--- start of Data for this exercise ---

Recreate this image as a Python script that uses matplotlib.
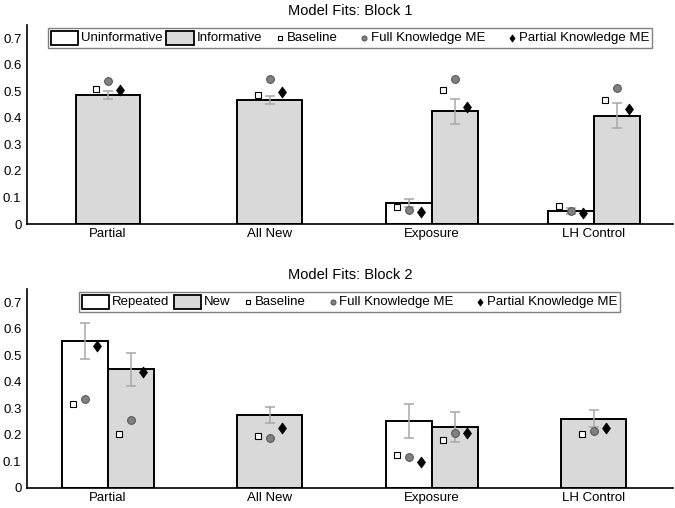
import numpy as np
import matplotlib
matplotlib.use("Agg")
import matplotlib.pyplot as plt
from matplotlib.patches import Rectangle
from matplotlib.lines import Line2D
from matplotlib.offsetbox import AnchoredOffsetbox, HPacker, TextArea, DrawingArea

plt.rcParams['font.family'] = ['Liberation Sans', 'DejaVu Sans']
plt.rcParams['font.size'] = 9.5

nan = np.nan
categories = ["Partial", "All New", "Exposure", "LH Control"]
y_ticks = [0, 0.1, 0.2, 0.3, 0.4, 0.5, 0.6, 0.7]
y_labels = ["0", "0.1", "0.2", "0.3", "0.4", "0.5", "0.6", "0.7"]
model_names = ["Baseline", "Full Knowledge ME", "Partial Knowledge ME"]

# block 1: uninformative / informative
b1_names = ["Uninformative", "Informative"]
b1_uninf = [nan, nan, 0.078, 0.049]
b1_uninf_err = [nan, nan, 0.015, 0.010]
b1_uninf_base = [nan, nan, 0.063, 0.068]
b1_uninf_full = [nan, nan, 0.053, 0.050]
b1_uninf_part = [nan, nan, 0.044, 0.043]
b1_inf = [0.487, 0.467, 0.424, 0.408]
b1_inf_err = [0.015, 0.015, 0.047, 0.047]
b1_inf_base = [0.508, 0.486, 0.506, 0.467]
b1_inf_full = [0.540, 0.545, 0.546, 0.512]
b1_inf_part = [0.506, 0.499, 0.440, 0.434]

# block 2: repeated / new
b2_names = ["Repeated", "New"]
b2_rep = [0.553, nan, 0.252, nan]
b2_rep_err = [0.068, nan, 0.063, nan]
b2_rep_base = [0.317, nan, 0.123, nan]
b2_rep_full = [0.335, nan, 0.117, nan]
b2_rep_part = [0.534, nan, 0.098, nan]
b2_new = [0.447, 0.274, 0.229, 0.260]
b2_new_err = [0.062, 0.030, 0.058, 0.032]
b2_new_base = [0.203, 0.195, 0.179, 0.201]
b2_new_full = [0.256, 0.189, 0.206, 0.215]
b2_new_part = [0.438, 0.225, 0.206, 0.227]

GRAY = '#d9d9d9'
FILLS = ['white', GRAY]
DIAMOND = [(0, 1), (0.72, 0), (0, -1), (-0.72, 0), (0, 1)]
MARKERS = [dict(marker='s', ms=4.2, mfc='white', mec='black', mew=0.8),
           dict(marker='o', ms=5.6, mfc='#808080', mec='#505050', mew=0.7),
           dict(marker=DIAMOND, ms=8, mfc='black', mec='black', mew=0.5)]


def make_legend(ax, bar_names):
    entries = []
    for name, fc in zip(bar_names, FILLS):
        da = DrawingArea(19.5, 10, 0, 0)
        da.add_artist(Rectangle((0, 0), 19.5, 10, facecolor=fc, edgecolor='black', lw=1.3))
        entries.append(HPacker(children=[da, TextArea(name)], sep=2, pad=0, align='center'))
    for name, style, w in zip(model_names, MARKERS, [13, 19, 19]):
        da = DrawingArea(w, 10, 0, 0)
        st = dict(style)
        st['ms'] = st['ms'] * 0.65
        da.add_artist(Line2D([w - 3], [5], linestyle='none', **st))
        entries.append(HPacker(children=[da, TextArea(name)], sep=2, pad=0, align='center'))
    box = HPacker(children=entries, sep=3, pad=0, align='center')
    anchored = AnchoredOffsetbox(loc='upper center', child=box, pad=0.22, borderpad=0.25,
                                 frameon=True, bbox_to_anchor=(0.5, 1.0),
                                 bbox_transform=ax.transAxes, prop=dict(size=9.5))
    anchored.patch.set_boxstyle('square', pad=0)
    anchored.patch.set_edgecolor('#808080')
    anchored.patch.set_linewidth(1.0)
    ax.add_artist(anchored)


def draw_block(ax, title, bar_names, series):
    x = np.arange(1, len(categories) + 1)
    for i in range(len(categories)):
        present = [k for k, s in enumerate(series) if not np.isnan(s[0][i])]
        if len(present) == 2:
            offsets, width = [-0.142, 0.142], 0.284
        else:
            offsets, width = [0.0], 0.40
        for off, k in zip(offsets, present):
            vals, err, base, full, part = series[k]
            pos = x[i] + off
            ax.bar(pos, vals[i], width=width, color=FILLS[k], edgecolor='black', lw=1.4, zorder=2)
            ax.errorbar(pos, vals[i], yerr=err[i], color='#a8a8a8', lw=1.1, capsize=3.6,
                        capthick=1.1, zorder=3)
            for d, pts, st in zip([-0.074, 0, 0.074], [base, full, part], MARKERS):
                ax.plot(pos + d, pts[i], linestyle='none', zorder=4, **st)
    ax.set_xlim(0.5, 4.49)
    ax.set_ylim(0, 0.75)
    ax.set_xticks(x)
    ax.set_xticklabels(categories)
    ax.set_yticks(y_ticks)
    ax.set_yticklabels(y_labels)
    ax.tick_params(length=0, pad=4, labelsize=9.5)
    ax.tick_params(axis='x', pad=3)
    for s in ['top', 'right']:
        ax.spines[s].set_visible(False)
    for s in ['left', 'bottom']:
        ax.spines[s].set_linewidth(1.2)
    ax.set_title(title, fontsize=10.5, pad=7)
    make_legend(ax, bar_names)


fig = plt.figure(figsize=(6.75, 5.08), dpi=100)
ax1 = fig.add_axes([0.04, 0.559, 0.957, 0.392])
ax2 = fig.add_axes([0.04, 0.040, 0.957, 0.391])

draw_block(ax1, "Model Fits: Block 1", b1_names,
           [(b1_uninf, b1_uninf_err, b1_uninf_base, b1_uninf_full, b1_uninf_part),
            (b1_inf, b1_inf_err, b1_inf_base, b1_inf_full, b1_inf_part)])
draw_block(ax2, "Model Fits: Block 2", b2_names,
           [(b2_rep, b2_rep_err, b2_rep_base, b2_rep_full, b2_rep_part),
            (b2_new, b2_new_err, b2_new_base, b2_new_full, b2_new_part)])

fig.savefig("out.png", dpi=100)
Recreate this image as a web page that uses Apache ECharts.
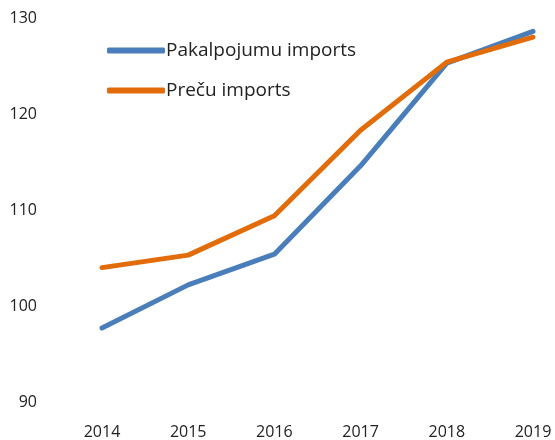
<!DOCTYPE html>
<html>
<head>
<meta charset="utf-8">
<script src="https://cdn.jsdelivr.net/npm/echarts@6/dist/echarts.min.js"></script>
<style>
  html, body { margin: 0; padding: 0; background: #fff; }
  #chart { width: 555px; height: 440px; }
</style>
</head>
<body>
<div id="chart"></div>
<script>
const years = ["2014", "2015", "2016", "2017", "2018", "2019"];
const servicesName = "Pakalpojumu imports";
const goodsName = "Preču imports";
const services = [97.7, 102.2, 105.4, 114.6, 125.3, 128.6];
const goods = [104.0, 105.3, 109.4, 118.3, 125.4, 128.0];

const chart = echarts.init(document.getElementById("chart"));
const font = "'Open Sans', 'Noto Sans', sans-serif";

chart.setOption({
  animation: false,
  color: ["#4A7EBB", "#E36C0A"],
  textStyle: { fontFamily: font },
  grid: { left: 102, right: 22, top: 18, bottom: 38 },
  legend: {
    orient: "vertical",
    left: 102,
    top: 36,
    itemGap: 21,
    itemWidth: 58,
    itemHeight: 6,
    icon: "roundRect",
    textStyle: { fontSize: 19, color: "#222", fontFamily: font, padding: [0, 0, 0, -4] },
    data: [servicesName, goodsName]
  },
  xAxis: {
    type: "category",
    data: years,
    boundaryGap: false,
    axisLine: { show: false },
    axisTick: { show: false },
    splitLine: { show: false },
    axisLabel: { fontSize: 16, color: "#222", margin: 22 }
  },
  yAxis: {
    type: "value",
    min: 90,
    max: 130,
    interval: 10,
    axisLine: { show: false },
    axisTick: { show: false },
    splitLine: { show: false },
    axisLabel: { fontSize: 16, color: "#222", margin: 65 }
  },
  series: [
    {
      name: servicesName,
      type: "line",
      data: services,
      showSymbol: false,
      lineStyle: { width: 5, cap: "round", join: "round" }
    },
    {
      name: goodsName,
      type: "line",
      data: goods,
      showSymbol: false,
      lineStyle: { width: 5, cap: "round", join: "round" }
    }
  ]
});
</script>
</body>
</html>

--- end of Data for this exercise ---

> Task description: Your copy should hold only the lines from the one containing "Recreate this image as a web" through the one containing "const goods = [104.0, 105.3, 109.4, 118.3, 125.4, 128.0];", word for word, with no pictures.

> Task answer:
Recreate this image as a web page that uses Apache ECharts.
<!DOCTYPE html>
<html>
<head>
<meta charset="utf-8">
<script src="https://cdn.jsdelivr.net/npm/echarts@6/dist/echarts.min.js"></script>
<style>
  html, body { margin: 0; padding: 0; background: #fff; }
  #chart { width: 555px; height: 440px; }
</style>
</head>
<body>
<div id="chart"></div>
<script>
const years = ["2014", "2015", "2016", "2017", "2018", "2019"];
const servicesName = "Pakalpojumu imports";
const goodsName = "Preču imports";
const services = [97.7, 102.2, 105.4, 114.6, 125.3, 128.6];
const goods = [104.0, 105.3, 109.4, 118.3, 125.4, 128.0];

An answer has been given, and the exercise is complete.